VMO spaces associated with Neumann Laplacian

TL;DR

This paper characterizes the VMO space linked to the Neumann Laplacian through various methods, including classical VMO, BMO closures, and operator commutators, and explores duality with Hardy spaces.

Contribution

It provides new characterizations of ${\rm VMO}_{\Delta_N}$, including its relation to BMO closures, commutator characterizations, and duality with Hardy spaces, advancing understanding of Neumann Laplacian-associated function spaces.

Findings

Characterization of ${\rm VMO}_{\Delta_N}$ via classical VMO and half-space VMO.

Demonstration that ${\rm VMO}_{\Delta_N}$ is the BMO closure of smooth compactly supported functions.

Establishment of duality between certain VMO and Hardy spaces on half-spaces.

Abstract

In this paper, we establish several different characterizations of the vanishing mean oscillation space associated with Neumann Laplacian $\Delta_N$, written ${\rm VMO}_{\Delta_N}(\mathbb{R}^n)$. We first describe it with the classical ${\rm VMO}(\mathbb{R}^n)$ and certain ${\rm VMO}$ on the half-spaces.

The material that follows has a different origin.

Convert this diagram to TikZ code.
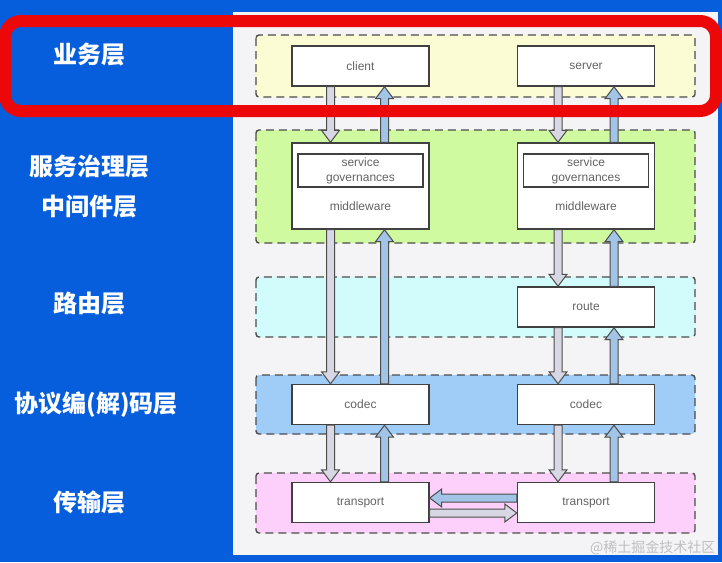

Then we demonstrate that ${\rm VMO}_{\Delta_N}(\mathbb{R}^n)$ is actually ${\rm BMO}_{\Delta_N}(\mathbb{R}^n)$-closure of the space of the smooth functions with compact supports. Beyond that, it can be characterized in terms of compact commutators of Riesz transforms and fractional integral operators associated to the Neumann Laplacian. Additionally, by means of the functional analysis, we obtain the duality between certain ${\rm VMO}$ and the corresponding Hardy spaces on the half-spaces. Finally, we present an useful approximation for ${\rm BMO}$ functions on the space of homogeneous type, which can be applied to our argument and otherwhere.